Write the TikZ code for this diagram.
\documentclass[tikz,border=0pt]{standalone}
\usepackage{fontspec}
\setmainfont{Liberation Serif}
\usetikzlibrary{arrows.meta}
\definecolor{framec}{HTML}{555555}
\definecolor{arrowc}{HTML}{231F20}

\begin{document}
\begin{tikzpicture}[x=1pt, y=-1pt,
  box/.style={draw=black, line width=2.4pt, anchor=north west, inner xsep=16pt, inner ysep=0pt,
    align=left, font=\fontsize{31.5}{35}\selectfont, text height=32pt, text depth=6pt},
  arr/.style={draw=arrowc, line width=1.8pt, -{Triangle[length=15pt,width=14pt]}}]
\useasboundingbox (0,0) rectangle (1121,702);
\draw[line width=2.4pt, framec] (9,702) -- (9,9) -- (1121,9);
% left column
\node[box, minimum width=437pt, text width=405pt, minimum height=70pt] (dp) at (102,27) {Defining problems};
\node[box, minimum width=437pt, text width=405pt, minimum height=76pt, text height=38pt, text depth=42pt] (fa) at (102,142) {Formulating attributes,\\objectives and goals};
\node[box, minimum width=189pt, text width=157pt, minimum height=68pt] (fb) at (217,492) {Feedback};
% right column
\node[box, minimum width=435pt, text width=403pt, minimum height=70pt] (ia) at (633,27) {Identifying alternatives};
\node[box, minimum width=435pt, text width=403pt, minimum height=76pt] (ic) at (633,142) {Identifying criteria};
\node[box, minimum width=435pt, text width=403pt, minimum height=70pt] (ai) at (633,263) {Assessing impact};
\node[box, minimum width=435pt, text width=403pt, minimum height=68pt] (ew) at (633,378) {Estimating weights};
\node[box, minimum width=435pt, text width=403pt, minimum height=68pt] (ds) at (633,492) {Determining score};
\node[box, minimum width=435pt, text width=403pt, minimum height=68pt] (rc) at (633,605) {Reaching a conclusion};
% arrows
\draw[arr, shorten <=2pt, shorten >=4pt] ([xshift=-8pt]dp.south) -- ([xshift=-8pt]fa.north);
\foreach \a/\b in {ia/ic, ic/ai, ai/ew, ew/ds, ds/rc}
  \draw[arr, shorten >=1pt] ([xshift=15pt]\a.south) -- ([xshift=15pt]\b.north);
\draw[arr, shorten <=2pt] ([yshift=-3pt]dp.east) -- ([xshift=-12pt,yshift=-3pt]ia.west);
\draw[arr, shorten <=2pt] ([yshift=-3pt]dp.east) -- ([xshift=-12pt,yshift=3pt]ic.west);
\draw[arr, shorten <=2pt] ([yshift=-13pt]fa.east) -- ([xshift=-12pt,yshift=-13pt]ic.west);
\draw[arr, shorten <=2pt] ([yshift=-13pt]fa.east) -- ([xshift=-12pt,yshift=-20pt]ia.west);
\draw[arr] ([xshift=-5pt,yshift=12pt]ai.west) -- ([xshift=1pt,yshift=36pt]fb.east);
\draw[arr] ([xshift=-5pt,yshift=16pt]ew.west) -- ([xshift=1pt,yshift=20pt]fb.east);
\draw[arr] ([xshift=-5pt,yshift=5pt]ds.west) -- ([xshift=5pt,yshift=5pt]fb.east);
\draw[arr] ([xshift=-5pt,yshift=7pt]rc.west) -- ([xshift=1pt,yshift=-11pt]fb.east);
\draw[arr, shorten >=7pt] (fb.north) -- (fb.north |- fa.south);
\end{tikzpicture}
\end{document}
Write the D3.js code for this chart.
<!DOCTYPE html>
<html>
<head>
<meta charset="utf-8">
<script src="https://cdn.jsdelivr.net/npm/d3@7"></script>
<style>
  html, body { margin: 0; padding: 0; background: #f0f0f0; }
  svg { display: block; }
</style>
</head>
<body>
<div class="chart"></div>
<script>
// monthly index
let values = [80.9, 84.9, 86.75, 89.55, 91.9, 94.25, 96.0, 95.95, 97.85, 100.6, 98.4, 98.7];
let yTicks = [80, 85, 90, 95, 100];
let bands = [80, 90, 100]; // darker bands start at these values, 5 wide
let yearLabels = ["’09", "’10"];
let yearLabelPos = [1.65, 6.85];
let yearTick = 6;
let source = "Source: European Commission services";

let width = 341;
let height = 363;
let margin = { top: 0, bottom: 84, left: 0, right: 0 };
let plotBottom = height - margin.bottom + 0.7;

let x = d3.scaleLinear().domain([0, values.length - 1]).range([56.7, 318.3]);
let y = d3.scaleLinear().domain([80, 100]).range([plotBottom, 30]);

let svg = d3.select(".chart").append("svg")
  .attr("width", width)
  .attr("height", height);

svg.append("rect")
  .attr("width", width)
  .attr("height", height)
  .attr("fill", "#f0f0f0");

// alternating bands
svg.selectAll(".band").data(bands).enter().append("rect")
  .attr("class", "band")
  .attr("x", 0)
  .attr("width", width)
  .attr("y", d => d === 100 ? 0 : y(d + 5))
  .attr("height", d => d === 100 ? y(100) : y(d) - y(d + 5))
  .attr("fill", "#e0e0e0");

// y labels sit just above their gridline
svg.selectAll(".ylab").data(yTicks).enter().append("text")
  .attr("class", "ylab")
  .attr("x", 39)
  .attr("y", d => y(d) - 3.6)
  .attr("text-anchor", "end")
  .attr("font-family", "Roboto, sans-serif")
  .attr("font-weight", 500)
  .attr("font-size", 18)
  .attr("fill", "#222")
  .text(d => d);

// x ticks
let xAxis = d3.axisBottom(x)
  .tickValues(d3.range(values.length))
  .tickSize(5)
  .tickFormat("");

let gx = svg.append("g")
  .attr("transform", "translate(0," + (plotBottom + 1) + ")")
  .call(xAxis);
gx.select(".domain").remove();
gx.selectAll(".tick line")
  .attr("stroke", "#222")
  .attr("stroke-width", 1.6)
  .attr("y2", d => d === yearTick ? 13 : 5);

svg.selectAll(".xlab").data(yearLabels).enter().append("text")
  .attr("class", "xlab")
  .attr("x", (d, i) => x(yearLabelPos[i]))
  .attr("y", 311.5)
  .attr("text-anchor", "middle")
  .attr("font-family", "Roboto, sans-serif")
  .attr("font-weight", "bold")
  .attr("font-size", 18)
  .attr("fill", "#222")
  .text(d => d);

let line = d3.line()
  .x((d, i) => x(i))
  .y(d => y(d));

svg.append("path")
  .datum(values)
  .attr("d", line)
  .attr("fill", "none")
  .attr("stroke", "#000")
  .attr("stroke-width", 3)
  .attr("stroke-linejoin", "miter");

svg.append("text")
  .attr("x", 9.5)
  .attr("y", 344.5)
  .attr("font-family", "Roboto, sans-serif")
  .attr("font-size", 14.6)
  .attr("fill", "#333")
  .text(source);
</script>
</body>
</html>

****************

§ Task requirements:
The listing above should be transcribed in full, exactly as written.

§ Output:
Write the TikZ code for this diagram.
\documentclass[tikz,border=0pt]{standalone}
\usepackage{fontspec}
\setmainfont{Liberation Serif}
\usetikzlibrary{arrows.meta}
\definecolor{framec}{HTML}{555555}
\definecolor{arrowc}{HTML}{231F20}

\begin{document}
\begin{tikzpicture}[x=1pt, y=-1pt,
  box/.style={draw=black, line width=2.4pt, anchor=north west, inner xsep=16pt, inner ysep=0pt,
    align=left, font=\fontsize{31.5}{35}\selectfont, text height=32pt, text depth=6pt},
  arr/.style={draw=arrowc, line width=1.8pt, -{Triangle[length=15pt,width=14pt]}}]
\useasboundingbox (0,0) rectangle (1121,702);
\draw[line width=2.4pt, framec] (9,702) -- (9,9) -- (1121,9);
% left column
\node[box, minimum width=437pt, text width=405pt, minimum height=70pt] (dp) at (102,27) {Defining problems};
\node[box, minimum width=437pt, text width=405pt, minimum height=76pt, text height=38pt, text depth=42pt] (fa) at (102,142) {Formulating attributes,\\objectives and goals};
\node[box, minimum width=189pt, text width=157pt, minimum height=68pt] (fb) at (217,492) {Feedback};
% right column
\node[box, minimum width=435pt, text width=403pt, minimum height=70pt] (ia) at (633,27) {Identifying alternatives};
\node[box, minimum width=435pt, text width=403pt, minimum height=76pt] (ic) at (633,142) {Identifying criteria};
\node[box, minimum width=435pt, text width=403pt, minimum height=70pt] (ai) at (633,263) {Assessing impact};
\node[box, minimum width=435pt, text width=403pt, minimum height=68pt] (ew) at (633,378) {Estimating weights};
\node[box, minimum width=435pt, text width=403pt, minimum height=68pt] (ds) at (633,492) {Determining score};
\node[box, minimum width=435pt, text width=403pt, minimum height=68pt] (rc) at (633,605) {Reaching a conclusion};
% arrows
\draw[arr, shorten <=2pt, shorten >=4pt] ([xshift=-8pt]dp.south) -- ([xshift=-8pt]fa.north);
\foreach \a/\b in {ia/ic, ic/ai, ai/ew, ew/ds, ds/rc}
  \draw[arr, shorten >=1pt] ([xshift=15pt]\a.south) -- ([xshift=15pt]\b.north);
\draw[arr, shorten <=2pt] ([yshift=-3pt]dp.east) -- ([xshift=-12pt,yshift=-3pt]ia.west);
\draw[arr, shorten <=2pt] ([yshift=-3pt]dp.east) -- ([xshift=-12pt,yshift=3pt]ic.west);
\draw[arr, shorten <=2pt] ([yshift=-13pt]fa.east) -- ([xshift=-12pt,yshift=-13pt]ic.west);
\draw[arr, shorten <=2pt] ([yshift=-13pt]fa.east) -- ([xshift=-12pt,yshift=-20pt]ia.west);
\draw[arr] ([xshift=-5pt,yshift=12pt]ai.west) -- ([xshift=1pt,yshift=36pt]fb.east);
\draw[arr] ([xshift=-5pt,yshift=16pt]ew.west) -- ([xshift=1pt,yshift=20pt]fb.east);
\draw[arr] ([xshift=-5pt,yshift=5pt]ds.west) -- ([xshift=5pt,yshift=5pt]fb.east);
\draw[arr] ([xshift=-5pt,yshift=7pt]rc.west) -- ([xshift=1pt,yshift=-11pt]fb.east);
\draw[arr, shorten >=7pt] (fb.north) -- (fb.north |- fa.south);
\end{tikzpicture}
\end{document}
Write the D3.js code for this chart.
<!DOCTYPE html>
<html>
<head>
<meta charset="utf-8">
<script src="https://cdn.jsdelivr.net/npm/d3@7"></script>
<style>
  html, body { margin: 0; padding: 0; background: #f0f0f0; }
  svg { display: block; }
</style>
</head>
<body>
<div class="chart"></div>
<script>
// monthly index
let values = [80.9, 84.9, 86.75, 89.55, 91.9, 94.25, 96.0, 95.95, 97.85, 100.6, 98.4, 98.7];
let yTicks = [80, 85, 90, 95, 100];
let bands = [80, 90, 100]; // darker bands start at these values, 5 wide
let yearLabels = ["’09", "’10"];
let yearLabelPos = [1.65, 6.85];
let yearTick = 6;
let source = "Source: European Commission services";

let width = 341;
let height = 363;
let margin = { top: 0, bottom: 84, left: 0, right: 0 };
let plotBottom = height - margin.bottom + 0.7;

let x = d3.scaleLinear().domain([0, values.length - 1]).range([56.7, 318.3]);
let y = d3.scaleLinear().domain([80, 100]).range([plotBottom, 30]);

let svg = d3.select(".chart").append("svg")
  .attr("width", width)
  .attr("height", height);

svg.append("rect")
  .attr("width", width)
  .attr("height", height)
  .attr("fill", "#f0f0f0");

// alternating bands
svg.selectAll(".band").data(bands).enter().append("rect")
  .attr("class", "band")
  .attr("x", 0)
  .attr("width", width)
  .attr("y", d => d === 100 ? 0 : y(d + 5))
  .attr("height", d => d === 100 ? y(100) : y(d) - y(d + 5))
  .attr("fill", "#e0e0e0");

// y labels sit just above their gridline
svg.selectAll(".ylab").data(yTicks).enter().append("text")
  .attr("class", "ylab")
  .attr("x", 39)
  .attr("y", d => y(d) - 3.6)
  .attr("text-anchor", "end")
  .attr("font-family", "Roboto, sans-serif")
  .attr("font-weight", 500)
  .attr("font-size", 18)
  .attr("fill", "#222")
  .text(d => d);

// x ticks
let xAxis = d3.axisBottom(x)
  .tickValues(d3.range(values.length))
  .tickSize(5)
  .tickFormat("");

let gx = svg.append("g")
  .attr("transform", "translate(0," + (plotBottom + 1) + ")")
  .call(xAxis);
gx.select(".domain").remove();
gx.selectAll(".tick line")
  .attr("stroke", "#222")
  .attr("stroke-width", 1.6)
  .attr("y2", d => d === yearTick ? 13 : 5);

svg.selectAll(".xlab").data(yearLabels).enter().append("text")
  .attr("class", "xlab")
  .attr("x", (d, i) => x(yearLabelPos[i]))
  .attr("y", 311.5)
  .attr("text-anchor", "middle")
  .attr("font-family", "Roboto, sans-serif")
  .attr("font-weight", "bold")
  .attr("font-size", 18)
  .attr("fill", "#222")
  .text(d => d);

let line = d3.line()
  .x((d, i) => x(i))
  .y(d => y(d));

svg.append("path")
  .datum(values)
  .attr("d", line)
  .attr("fill", "none")
  .attr("stroke", "#000")
  .attr("stroke-width", 3)
  .attr("stroke-linejoin", "miter");

svg.append("text")
  .attr("x", 9.5)
  .attr("y", 344.5)
  .attr("font-family", "Roboto, sans-serif")
  .attr("font-size", 14.6)
  .attr("fill", "#333")
  .text(source);
</script>
</body>
</html>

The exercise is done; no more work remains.